At the time, I mentally filed this pronouncement with other Al-Anon maxims like One Day at a Time, Easy Does It, and I Cannot Give What I Do Not Have. Hard to argue with the helpful vibe, but not clear how to change my behavior from such advice.

Then one day, as I was feeling overwhelmed by the things I had said yes to at work, I found myself thinking about it again. My first curiosity was whether it was a sound grammatical claim. What can I say? I like me some rules. I am not the only person on the internet to wonder about this. The internet does not appear to have a consensus in its wondering (see the “pro-sentence” classification on Wikipedia AND the discussion of the nuances on Quora). My vote in this debate is for YES on grammatical. The other possibility makes my head hurt: “Is No a Complete Sentence?” “No.”? That seems paradoxical.

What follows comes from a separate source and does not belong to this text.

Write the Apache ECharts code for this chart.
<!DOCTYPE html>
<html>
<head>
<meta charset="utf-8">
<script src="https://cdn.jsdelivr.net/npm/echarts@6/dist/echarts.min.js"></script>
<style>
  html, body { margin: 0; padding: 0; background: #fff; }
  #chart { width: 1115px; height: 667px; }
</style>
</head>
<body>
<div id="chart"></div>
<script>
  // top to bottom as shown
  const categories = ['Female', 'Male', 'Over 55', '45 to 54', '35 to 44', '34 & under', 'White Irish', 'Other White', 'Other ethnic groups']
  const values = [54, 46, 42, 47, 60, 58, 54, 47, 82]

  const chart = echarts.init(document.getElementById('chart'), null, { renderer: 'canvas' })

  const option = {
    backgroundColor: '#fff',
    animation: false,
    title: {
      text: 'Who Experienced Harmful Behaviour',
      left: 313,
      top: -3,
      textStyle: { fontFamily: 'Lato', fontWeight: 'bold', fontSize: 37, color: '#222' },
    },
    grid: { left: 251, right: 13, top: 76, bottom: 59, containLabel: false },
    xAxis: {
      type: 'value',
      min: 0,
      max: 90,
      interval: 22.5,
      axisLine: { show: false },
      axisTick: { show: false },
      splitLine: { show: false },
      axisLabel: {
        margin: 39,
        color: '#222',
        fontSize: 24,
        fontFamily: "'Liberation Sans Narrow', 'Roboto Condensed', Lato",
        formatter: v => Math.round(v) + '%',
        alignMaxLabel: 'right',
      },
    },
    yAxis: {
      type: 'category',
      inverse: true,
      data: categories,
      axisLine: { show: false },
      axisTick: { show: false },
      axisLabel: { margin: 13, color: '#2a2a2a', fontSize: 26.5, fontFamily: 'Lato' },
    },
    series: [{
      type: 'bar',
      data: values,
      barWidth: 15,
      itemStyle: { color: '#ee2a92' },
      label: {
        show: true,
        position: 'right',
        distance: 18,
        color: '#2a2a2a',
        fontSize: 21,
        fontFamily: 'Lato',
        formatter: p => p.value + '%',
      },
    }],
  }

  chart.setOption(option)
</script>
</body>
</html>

After I got past that pedanticality, I thought about the meaning. “No is a complete sentence” means that I don’t have to explain–or apologize for–my refusal. No as a complete sentence is antithetical to academic culture. We have built our careers on constructing well-reasoned arguments, vigilant about how well the logic and evidence support claims. I might say to my family, “because I said so,” but I don’t get to say that to colleagues.

I see that I need to be better with my no. As I have reported elsewhere on this blog, women are relatively bad at refusing “low-promotability” tasks, tasks in which the benefit to others outweighs the cost to the person who does it, but benefit to the person herself does not. I am working on ways to say no to those. I have that American Economic Review article (discussed in the other post) sitting on my office desk, like a shield I can wave to protect me from requests. That is a reason to say no: “Have you broadly considered others for this request?”

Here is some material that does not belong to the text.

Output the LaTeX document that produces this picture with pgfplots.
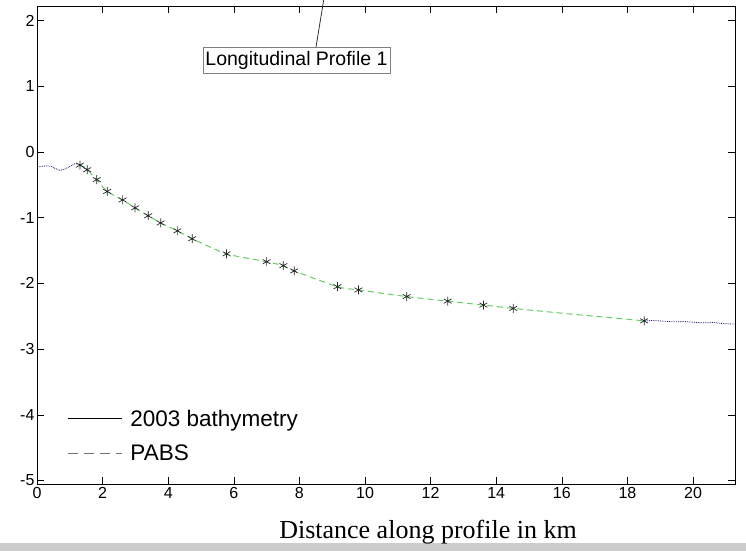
\documentclass[border=0pt]{standalone}
\usepackage{pgfplots}
\pgfplotsset{compat=1.18}
\usepackage{fontspec}
\setmainfont{Liberation Sans}
\newfontfamily\timesfont{Liberation Serif}
\definecolor{bathy}{RGB}{20,20,120}
\definecolor{pabs}{RGB}{100,205,100}
\begin{document}
\begin{tikzpicture}[x=1pt,y=1pt]
\useasboundingbox (0,0) rectangle (746,551);
\fill[gray!40] (0,0) rectangle (746,8);
\begin{axis}[
  at={(37pt,67pt)}, anchor=south west,
  scale only axis, width=698pt, height=478pt,
  xmin=0, xmax=21.28, ymin=-5.053, ymax=2.222,
  xtick={0,2,...,20}, ytick={-5,-4,...,2},
  yticklabels={-5,-4,-3,-2,-1,0,1,2},
  xticklabels={0,2,4,6,8,10,12,14,16,18,20},
  tick align=inside, major tick length=7pt,
  tick style={black, line width=0.6pt},
  axis line style={black, line width=0.8pt},
  tick label style={font=\fontsize{16}{18}\selectfont},
  xticklabel style={yshift=0pt},
  yticklabel style={xshift=1pt},
  legend style={draw=none, fill=none, at={(0.043,0.160)}, anchor=north west,
    inner sep=0pt, font=\fontsize{22.5}{26}\selectfont, row sep=13pt},
  legend cell align=left,
  legend image code/.code={\draw[#1] (0pt,0pt) -- (54pt,0pt); \path (60pt,0pt);},
]
\addlegendimage{black, line width=0.8pt}
\addlegendentry{2003 bathymetry}
\addlegendimage{black!55, line width=1.2pt, dash pattern=on 10pt off 6pt}
\addlegendentry{PABS}

% 2003 bathymetry (navy, thin)
\addplot[bathy, line width=0.8pt, densely dotted, forget plot] coordinates {
(0.00,-0.23) (0.15,-0.22) (0.30,-0.21) (0.45,-0.22) (0.55,-0.25) (0.70,-0.28)
(0.85,-0.26) (1.00,-0.22) (1.15,-0.18) (1.30,-0.19) (1.45,-0.23) (1.55,-0.28)};
\addplot[bathy, line width=0.8pt, densely dotted, forget plot] coordinates {
(18.50,-2.57) (18.80,-2.565) (19.10,-2.575) (19.40,-2.585) (19.70,-2.58)
(20.00,-2.59) (20.30,-2.60) (20.60,-2.595) (20.90,-2.61) (21.28,-2.62)};

% PABS (green dashed)
\addplot[pabs, line width=1pt, dash pattern=on 6pt off 4pt, smooth, tension=0.4, forget plot] coordinates {
(1.31,-0.20) (1.53,-0.27) (1.82,-0.42) (2.14,-0.60) (2.61,-0.73) (2.99,-0.85)
(3.39,-0.97) (3.77,-1.08) (4.28,-1.20) (4.73,-1.32) (5.78,-1.55) (7.00,-1.67)
(7.51,-1.73) (7.84,-1.81) (9.16,-2.05) (9.80,-2.10) (11.27,-2.20) (12.52,-2.27)
(13.61,-2.33) (14.52,-2.38) (16.14,-2.46) (18.51,-2.57)};

% PABS survey points (asterisks)
\addplot[only marks, mark=asterisk, mark size=4.5pt, black!85, line width=0.7pt, forget plot] coordinates {
(1.31,-0.20) (1.53,-0.27) (1.82,-0.42) (2.14,-0.60) (2.61,-0.73) (2.99,-0.85)
(3.39,-0.97) (3.77,-1.08) (4.28,-1.20) (4.73,-1.32) (5.78,-1.55) (7.00,-1.67)
(7.51,-1.73) (7.84,-1.81) (9.16,-2.05) (9.80,-2.10) (11.27,-2.20) (12.52,-2.27)
(13.61,-2.33) (14.52,-2.38) (18.51,-2.57)};
\end{axis}
\node[anchor=base, font=\timesfont\fontsize{26}{30}\selectfont] at (428,13) {Distance along profile in km};
\draw[black!80, line width=0.8pt] (316,504) -- (326,565);
\node[draw=gray, line width=0.8pt, fill=white, inner sep=0pt,
  font=\fontsize{19.5}{22}\selectfont, minimum width=187pt, minimum height=26pt] at (296.5,491) {Longitudinal Profile 1};
\end{tikzpicture}
\end{document}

Giving a reason with my no makes me think of the famous “copy machine study” by psychologist Ellen Langer. She examined what happened when someone tries to cut in line to use the copier. The other people in line were resistant when no reason was offered. Reasons helped soften the people in line. Even when the reason is “because I have to make copies!”

Which leads me to a surprisingly effective response to those requests for unrewarding tasks, “No, I can’t do it because it simply won’t be possible.” That sentence is surely complete, grammatically and every other way.